After farmers, the next biggest group of investors is high net worth individuals, he said.
Bezos, the founder of Amazon, owns about 420,000 acres of U.S. farmland, according to media reports. Gates, co-founder of Microsoft, has nearly 270,000 acres. The United States has more than 895 million acres of land in farms, the USDA has reported.
About 60 percent of farmland sales through Halderman Real Estate Services are to farmers, said Howard Halderman, the company’s president. Forty percent are to investors. Of that 40 percent, 38 percent want to own farmland because they grew up on a farm. Two percent are institutional buyers, such as endowments and pensions.
“Most farmer buyers are looking to add to their overall operation,” he noted. “They look at it as more productive acres they can farm. Retirement isn’t their primary thought.
They may be buying it for the next generation to return to the farm. It gives future generations the opportunity to experience the wonderful lifestyle they’ve had. As the kids come back, you’re going to need more land. In reality, investors are the neighbor down the road – a farmer or local investor.”
Generally, farmers are purchasing about 70 percent of land sold by Schrader Real Estate and Auction Co., while investors buy 30 percent, said R.D. Schrader, president of the company. “It can depend on the dynamics,” he explained. “When farm income isn’t as strong, it gives investors a chance to get in there.
“The local market is typically the driving force. Some parts of the country have a higher ratio of investor interest. Some smaller investors may want to buy 40 acres, and big investment funds want to buy thousands of acres. Farmland is typically worth more to operators.”
Paul Pittman, executive chairman and CEO of Farmland Partners Inc., said the top buyers of farmland are the farmers themselves, followed by those with rural roots who aren’t farmers but who want to own farmland.
Farmers compete heavily for farmland because when a farm goes up for sale, it might be the first time it’s been on the market in 40-50 years, Pittman said. It also may never get sold again, he added.
“This is why farmers will always outbid institutional investors,” he explained. “If a farmer really wants it, we won’t be the buyer. Farmers will always be your top bidders. It’s the way it should be. It’s worth more to him than to us.”
Farmland is of interest to investors because it has a relatively stable set of returns, Kuethe said. There’s an appreciation of the asset value and it offers annual returns through renting or directly farming it themselves, he said. Investors look at farmland as a way to diversify their portfolios, Halderman said.
“They compare it to a fixed income investment like bonds,” he said. “It’s an inflation hedge. Farmland provides a greater return than the cost of ownership. It has a positive net cash flow. The rate of return is 2 ½, 3 percent.
“It has a zero vacancy rate. Other types of real estate, such as commercial, residential and industrial, have some kind of vacancy. The USDA says farmland has a 4-5 percent appreciation rate every year. It isn’t super volatile.”
Farmland is viewed as a safe investment, Schrader said. “It’s a hard asset. Some view the stock market as a place their money could disappear on them.

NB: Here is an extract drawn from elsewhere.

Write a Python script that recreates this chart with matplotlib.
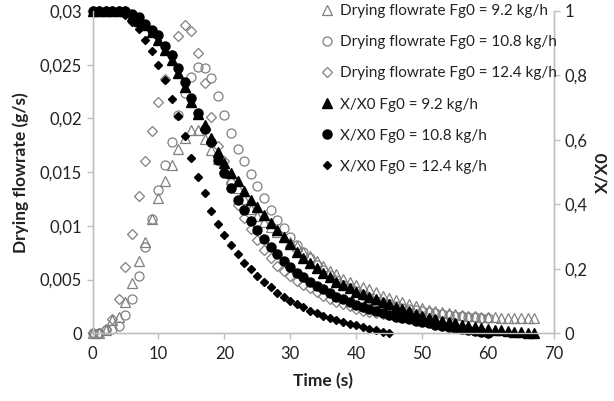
import matplotlib
matplotlib.use("Agg")
import matplotlib.pyplot as plt
from matplotlib.ticker import FuncFormatter

plt.rcParams['font.family'] = ['Lato', 'DejaVu Sans']

# ---- data (time in s, one point per second) ----
t_92 = list(range(0, 68))
t_108 = list(range(0, 61))
t_124 = list(range(0, 46))

flow_92 = [0, 0, 0.0003, 0.0012, 0.0015, 0.0029, 0.0047, 0.0067, 0.0085, 0.0106,
           0.0126, 0.0142, 0.0157, 0.0172, 0.0182, 0.0189, 0.0189, 0.0181, 0.0171, 0.0162,
           0.0154, 0.0144, 0.0135, 0.0125, 0.0116, 0.0109, 0.0104, 0.0099, 0.0094, 0.0090,
           0.0085, 0.0081, 0.0076, 0.0072, 0.0067, 0.0063, 0.0058, 0.0055, 0.0051, 0.0048,
           0.0045, 0.0043, 0.0041, 0.0038, 0.0035, 0.0033, 0.0031, 0.0029, 0.0027, 0.0025,
           0.0024, 0.0022, 0.0021, 0.0020, 0.0019, 0.0018, 0.0017, 0.0016, 0.0016, 0.0015,
           0.0015, 0.0015, 0.0014, 0.0014, 0.0014, 0.0014, 0.0014, 0.0014]
flow_108 = [0, 0, 0.0003, 0.0004, 0.0007, 0.0017, 0.0032, 0.0053, 0.0080, 0.0106,
            0.0133, 0.0157, 0.0178, 0.0203, 0.0224, 0.0239, 0.0248, 0.0247, 0.0238, 0.0221,
            0.0203, 0.0186, 0.0172, 0.0160, 0.0148, 0.0137, 0.0126, 0.0115, 0.0105, 0.0098,
            0.0090, 0.0082, 0.0076, 0.0070, 0.0064, 0.0059, 0.0054, 0.0050, 0.0045, 0.0042,
            0.0039, 0.0036, 0.0033, 0.0030, 0.0028, 0.0027, 0.0025, 0.0024, 0.0023, 0.0022,
            0.0021, 0.0020, 0.0019, 0.0018, 0.0017, 0.0016, 0.0016, 0.0015, 0.0015, 0.0014,
            0.0014]
flow_124 = [0, 0, 0.0004, 0.0013, 0.0032, 0.0062, 0.0092, 0.0128, 0.0160, 0.0188,
            0.0215, 0.0237, 0.0259, 0.0277, 0.0287, 0.0281, 0.0261, 0.0233, 0.0201, 0.0174,
            0.0160, 0.0141, 0.0119, 0.0107, 0.0097, 0.0087, 0.0078, 0.0070, 0.0063, 0.0058,
            0.0053, 0.0049, 0.0045, 0.0042, 0.0038, 0.0035, 0.0032, 0.0029, 0.0027, 0.0025,
            0.0023, 0.0021, 0.0020, 0.0019, 0.0018, 0.0017]

x_92 = [1.0, 1.0, 1.0, 1.0, 1.0, 1.0, 0.985, 0.97, 0.955, 0.935,
        0.91, 0.88, 0.849, 0.808, 0.764, 0.719, 0.680, 0.645, 0.606, 0.564,
        0.528, 0.497, 0.471, 0.442, 0.414, 0.393, 0.367, 0.342, 0.319, 0.300,
        0.276, 0.253, 0.233, 0.217, 0.202, 0.186, 0.174, 0.160, 0.150, 0.140,
        0.129, 0.121, 0.114, 0.106, 0.098, 0.090, 0.082, 0.075, 0.068, 0.061,
        0.055, 0.049, 0.044, 0.039, 0.035, 0.031, 0.027, 0.023, 0.020, 0.017,
        0.014, 0.011, 0.009, 0.007, 0.005, 0.003, 0.002, 0.0]
x_108 = [1.0, 1.0, 1.0, 1.0, 1.0, 1.0, 0.99, 0.98, 0.96, 0.94,
         0.925, 0.89, 0.864, 0.823, 0.781, 0.730, 0.683, 0.634, 0.592, 0.538,
         0.497, 0.452, 0.414, 0.383, 0.347, 0.319, 0.292, 0.269, 0.246, 0.225,
         0.207, 0.188, 0.174, 0.160, 0.147, 0.137, 0.124, 0.114, 0.106, 0.097,
         0.088, 0.081, 0.075, 0.068, 0.062, 0.057, 0.052, 0.047, 0.043, 0.039,
         0.035, 0.031, 0.027, 0.024, 0.020, 0.017, 0.013, 0.010, 0.007, 0.004,
         0.001]
x_124 = [1.0, 1.0, 1.0, 1.0, 1.0, 0.989, 0.967, 0.944, 0.911, 0.875,
         0.833, 0.787, 0.727, 0.673, 0.611, 0.543, 0.486, 0.435, 0.378, 0.339,
         0.305, 0.274, 0.246, 0.219, 0.199, 0.178, 0.160, 0.143, 0.126, 0.114,
         0.101, 0.091, 0.081, 0.070, 0.062, 0.054, 0.048, 0.042, 0.036, 0.030,
         0.025, 0.019, 0.014, 0.009, 0.005, 0.001]

labels = ["Drying flowrate Fg0 = 9.2 kg/h", "Drying flowrate Fg0 = 10.8 kg/h",
          "Drying flowrate Fg0 = 12.4 kg/h", "X/X0 Fg0 = 9.2 kg/h",
          "X/X0 Fg0 = 10.8 kg/h", "X/X0 Fg0 = 12.4 kg/h"]
left_ticks = [0, 0.005, 0.01, 0.015, 0.02, 0.025, 0.03]
right_ticks = [0, 0.2, 0.4, 0.6, 0.8, 1]
x_ticks = [0, 10, 20, 30, 40, 50, 60, 70]

# ---- figure ----
fig = plt.figure(figsize=(6.14, 4.01), dpi=100)
ax = fig.add_axes([0.1507, 0.1688, 0.9023 - 0.1507, 0.9726 - 0.1688])
ax2 = ax.twinx()

gray = '#808080'
spine_c = '#bfbfbf'
ms_open = dict(linestyle='none', markerfacecolor='none', markeredgecolor=gray,
               markeredgewidth=0.9, clip_on=False)
h1, = ax.plot(t_92, flow_92, marker='^', markersize=6.5, **ms_open)
h2, = ax.plot(t_108, flow_108, marker='o', markersize=6.5, **ms_open)
h3, = ax.plot(t_124, flow_124, marker='D', markersize=4.8, **ms_open)

ms_fill = dict(linestyle='none', color='black', clip_on=False)
h4, = ax2.plot(t_92, x_92, marker='^', markersize=6.5, **ms_fill)
h5, = ax2.plot(t_108, x_108, marker='o', markersize=6.5, **ms_fill)
h6, = ax2.plot(t_124, x_124, marker='D', markersize=4.5, **ms_fill)

ax.set_xlim(0, 70)
ax.set_ylim(0, 0.03)
ax2.set_ylim(0, 1)
ax.set_xticks(x_ticks)
ax.set_yticks(left_ticks)
ax2.set_yticks(right_ticks)

def comma(v, pos):
    s = ('%.3f' % v).rstrip('0').rstrip('.')
    return s.replace('.', ',')

ax.yaxis.set_major_formatter(FuncFormatter(comma))
ax2.yaxis.set_major_formatter(FuncFormatter(comma))

for a in (ax, ax2):
    a.spines['top'].set_visible(False)
    for s in ('left', 'right', 'bottom'):
        a.spines[s].set_color(spine_c)
        a.spines[s].set_linewidth(1.0)
    a.tick_params(colors=spine_c, labelcolor='#222222', labelsize=12, length=4, width=1.0)
    a.patch.set_visible(False)
ax.tick_params(axis='x', pad=5)

ax.set_xlabel('Time (s)', fontsize=12.5, fontweight='bold', color='#222222', labelpad=8)
ax.set_ylabel('Drying flowrate (g/s)', fontsize=12.5, fontweight='bold', color='#222222', labelpad=8)
ax2.set_ylabel('X/X0', fontsize=12.5, fontweight='bold', color='#222222', labelpad=5)

leg = ax2.legend([h1, h2, h3, h4, h5, h6], labels, loc='upper right',
                 bbox_to_anchor=(1.02, 1.04), frameon=False, fontsize=11,
                 handlelength=0.8, handletextpad=0.5, labelspacing=1.12,
                 borderaxespad=0.0, labelcolor='#222222')

fig.savefig('out.png', dpi=100)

Land has an incredible appreciation. The benefit of land for investors is they get a return on their investment.”
Investors are attracted to farmland because of the “absolute stability that comes from continued food demand and scarcity of the land,” Pittman said. “There’s no more supply. Farmland is an incredible long-term store of value. This is not a get-rich-quick asset. It’s about long-term savings. If you’re looking to get rich quick, don’t invest in farmland.”
Pittman’s company is a publicly-traded real estate investment trust (REIT). The Denver-based company has 185,700 acres in 19 states, including Illinois, Indiana, Iowa,
and Michigan.
As a REIT, the company is required to distribute at least 95 percent of profits or net income. Individual investors pay income tax on the distributions, he noted. Those at the corporate level don’t pay income tax. Investors purchase stock traded on the New York Stock Exchange. Those investors own a portion of the 350 farms the company has around the country.

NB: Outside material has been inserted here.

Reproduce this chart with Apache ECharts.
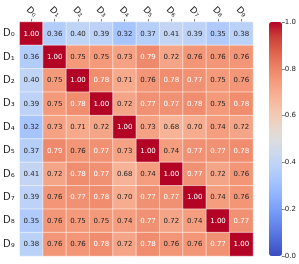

Probably about 50-60 percent of the nation’s farmland is operated by someone other than the owner, Kuethe said. “For the last 40 years or so, that’s been the situation in the agricultural sector, though it’s not unique to agriculture. Small businesses will rent their spaces – a bakery doesn’t buy the building. If you farm land on a commercial scale – supporting one or more households – you may have half a dozen to a dozen different land-lords.”
Schrader said about all the farmers he knows rent some of their land. Rented land makes it easier for new or beginning farmers to get into agriculture, he added. “It’s tough for first-generation farmers to start if they have to own everything. It’s not feasible, it’s such a high cost for a startup. Being able to rent is a much better business model.”

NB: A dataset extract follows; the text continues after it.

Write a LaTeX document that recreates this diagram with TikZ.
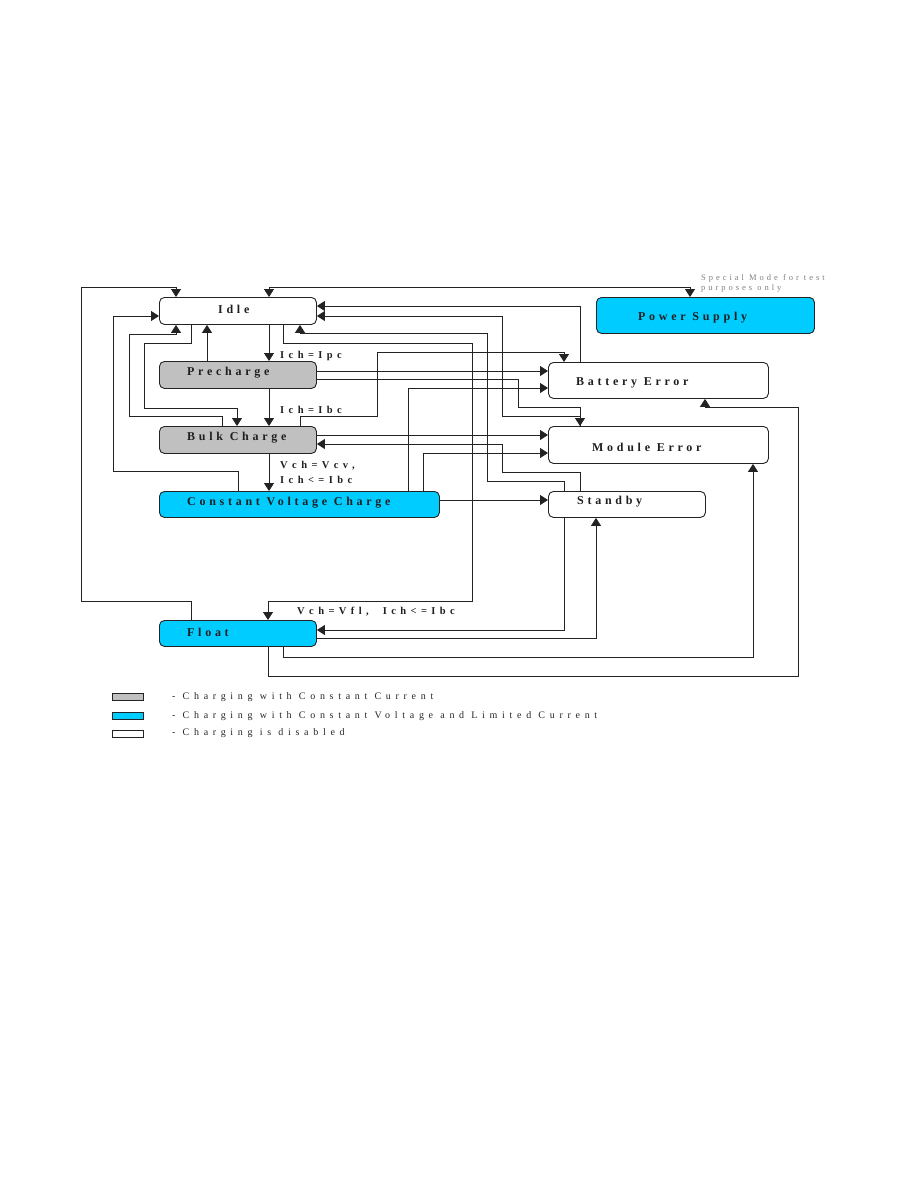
\documentclass[tikz,border=0pt]{standalone}
\usepackage{fontspec}
\setmainfont{Liberation Serif}
\newfontfamily\boxfont{Liberation Serif}[LetterSpace=31]
\newfontfamily\lblfont{Liberation Serif}[LetterSpace=42]
\newfontfamily\legfont{Liberation Serif}[LetterSpace=47]
\newfontfamily\notefont{Liberation Serif}[LetterSpace=35]
\usetikzlibrary{arrows.meta}
\definecolor{gfill}{RGB}{192,192,192}
\definecolor{cfill}{RGB}{0,204,255}
\definecolor{lcol}{RGB}{35,35,35}
\begin{document}
\begin{tikzpicture}[x=1pt,y=-1pt,
  box/.style={draw=lcol,line width=0.9pt,rounded corners=5pt,inner sep=0pt,anchor=north west,minimum width=157pt,minimum height=27pt},
  gbox/.style={box,fill=gfill},
  cbox/.style={box,fill=cfill},
  wbox/.style={box,fill=white},
  btxt/.style={font=\boxfont\bfseries\fontsize{12}{14}\selectfont,inner sep=0pt,anchor=west,text=black!88},
  ltxt/.style={font=\lblfont\bfseries\fontsize{10.5}{12}\selectfont,inner sep=0pt,anchor=west,text=black!88},
  gtxt/.style={font=\legfont\fontsize{10}{12}\selectfont,inner sep=0pt,anchor=west,text=black!85},
  ntxt/.style={font=\notefont\fontsize{8.5}{10}\selectfont,inner sep=0pt,anchor=west,text=black!50},
  lgbox/.style={draw=lcol,line width=0.8pt,inner sep=0pt,anchor=north west,minimum width=31pt,minimum height=7pt},
  arr/.style={draw=lcol,line width=0.9pt,-{Triangle[width=10pt,length=8pt]}},
  arrb/.style={draw=lcol,line width=0.9pt,{Triangle[width=10pt,length=8pt]}-{Triangle[width=10pt,length=8pt]}}
]
\useasboundingbox (0,0) rectangle (918,1188);
\fill[white] (0,0) rectangle (918,1188);

% boxes
\node[wbox] (idle) at (159,297) {};
\node[gbox] (pre) at (159,361) {};
\node[gbox] (bulk) at (159,426) {};
\node[cbox,minimum width=280pt,minimum height=26pt] (cvc) at (159,491) {};
\node[cbox,minimum height=26pt] (flt) at (159,620) {};
\node[cbox,minimum width=218pt,minimum height=36pt] (ps) at (596,297) {};
\node[wbox,minimum width=220pt,minimum height=36pt] (be) at (548,362) {};
\node[wbox,minimum width=220pt,minimum height=37pt] (me) at (548,426) {};
\node[wbox,minimum height=26pt] (sb) at (548,491) {};

% box texts
\node[btxt] (tidle) at (218,309) {Idle};
\node[btxt] (tpre) at (187,373) {Precharge};
\node[btxt] (tbulk) at (187,438) {Bulk Charge};
\node[btxt] (tcvc) at (187,503) {Constant Voltage Charge};
\node[btxt] (tflt) at (187,632) {Float};
\node[btxt] (tps) at (638,318) {Power Supply};
\node[btxt] (tbe) at (576,383) {Battery Error};
\node[btxt] (tme) at (592,447) {Module Error};
\node[btxt] (tsb) at (577,502) {Standby};

% note
\node[ntxt] (n1) at (701,278) {Special Mode for test};
\node[ntxt] (n2) at (701,288) {purposes only};

% transition labels
\node[ltxt] (l1) at (280,356) {Ich=Ipc};
\node[ltxt] (l2) at (280,410) {Ich=Ibc};
\node[ltxt] (l3) at (280,466) {Vch=Vcv,};
\node[ltxt] (l4) at (280,480) {Ich<=Ibc};
\node[ltxt] (l5) at (297,612) {Vch=Vfl,\ \ Ich<=Ibc};

% connectors
\draw[arr] (191,0 |- flt.north) -- (191,601) -- (81,601) -- (81,287) -- (176,287) -- (176,0 |- idle.north);
\draw[arrb] (269,0 |- idle.north) -- (269,287) -- (690,287) -- (690,0 |- ps.north);
\draw[arr] (238,0 |- cvc.north) -- (238,471) -- (113,471) -- (113,316) -- (idle.west |- 0,316);
\draw[arr] (222,0 |- bulk.north) -- (222,416) -- (129,416) -- (129,334) -- (176,334) -- (176,0 |- idle.south);
\draw[arr] (191,0 |- idle.south) -- (191,343) -- (144,343) -- (144,408) -- (237,408) -- (237,0 |- bulk.north);
\draw[arr] (207,0 |- pre.north) -- (207,0 |- idle.south);
\draw[arr] (269,0 |- idle.south) -- (269,0 |- pre.north);
\draw[arr] (269,0 |- pre.south) -- (269,0 |- bulk.north);
\draw[arr] (269,0 |- bulk.south) -- (269,0 |- cvc.north);
\draw[arr] (580,0 |- be.north) -- (580,306) -- (idle.east |- 0,306);
\draw[arr] (580,0 |- me.north) -- (580,416) -- (502,416) -- (502,316) -- (idle.east |- 0,316);
\draw[arr] (564,0 |- sb.north) -- (564,481) -- (487,481) -- (487,333) -- (300,333) -- (300,0 |- idle.south);
\draw[arr] (283,0 |- idle.south) -- (283,343) -- (472,343) -- (472,601) -- (268,601) -- (268,0 |- flt.north);
\draw[arr] (pre.east |- 0,371) -- (be.west |- 0,371);
\draw[arr] (pre.east |- 0,379) -- (518,379) -- (518,407) -- (580,407) -- (580,0 |- me.north);
\draw[arr] (408,0 |- cvc.north) -- (408,388) -- (be.west |- 0,388);
\draw[arr] (300,0 |- bulk.north) -- (300,416) -- (377,416) -- (377,352) -- (564,352) -- (564,0 |- be.north);
\draw[arr] (bulk.east |- 0,435) -- (me.west |- 0,435);
\draw[arr] (580,0 |- sb.north) -- (580,472) -- (502,472) -- (502,444) -- (bulk.east |- 0,444);
\draw[arr] (423,0 |- cvc.north) -- (423,453) -- (me.west |- 0,453);
\draw[arr] (cvc.east |- 0,500) -- (sb.west |- 0,500);
\draw[arr] (564,0 |- sb.south) -- (564,630) -- (flt.east |- 0,630);
\draw[arr] (flt.east |- 0,638) -- (596,638) -- (596,0 |- sb.south);
\draw[arr] (283,0 |- flt.south) -- (283,657) -- (753,657) -- (753,0 |- me.south);
\draw[arr] (268,0 |- flt.south) -- (268,676) -- (798,676) -- (798,407) -- (705,407) -- (705,0 |- be.south);

% legend
\node[lgbox,fill=gfill] (lg1) at (112,693) {};
\node[lgbox,fill=cfill] (lg2) at (112,712) {};
\node[lgbox,fill=white] (lg3) at (112,730) {};
\node[gtxt] (lt1) at (172,697) {- Charging with Constant Current};
\node[gtxt] (lt2) at (172,716) {- Charging with Constant Voltage and Limited Current};
\node[gtxt] (lt3) at (172,733) {- Charging is disabled};
\end{tikzpicture}
\end{document}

The history of institutional investing in farmland goes back to the 1980s, Halderman said. There’s more interest from institutions today than ever before because farmland is an investable asset class for those groups, he said.
“There are more vehicles to make a purchase than ever before, which makes it easier to invest,” he pointed out. “It does ebb and flow with the market. There’s more interest today thanks to inflation and high commodity prices.”
When talking with potential institutional investors, Halderman tells them, “If you want to get into farmland, great. But don’t day trade agriculture. If you’re going to get into farmland, you need to be willing to be in it for 10 years. Farmland is a steady, good long-term return.”
For operators, the amount of farm income they have available helps to decide how aggressive they might be when purchasing land, Schrader said.
“In the 1980s, when times got really tough in the world for agriculture, if a neighbor didn’t want (the land), there might not be anyone who wanted it. Today, investors provide a floor in the market when there’s not a strong enough demand from operators.”
Institutional investing is about 2-3 percent of the market, though it is gradually growing, Pittman said.
“Farmland investing can be reduced to one single concept: fundamental global food demand continues to gradually increase. Every year we have a higher demand for food. At the same time, land available for farming per capita has decreased. (Farmland) is an unstoppable long-term asset class.”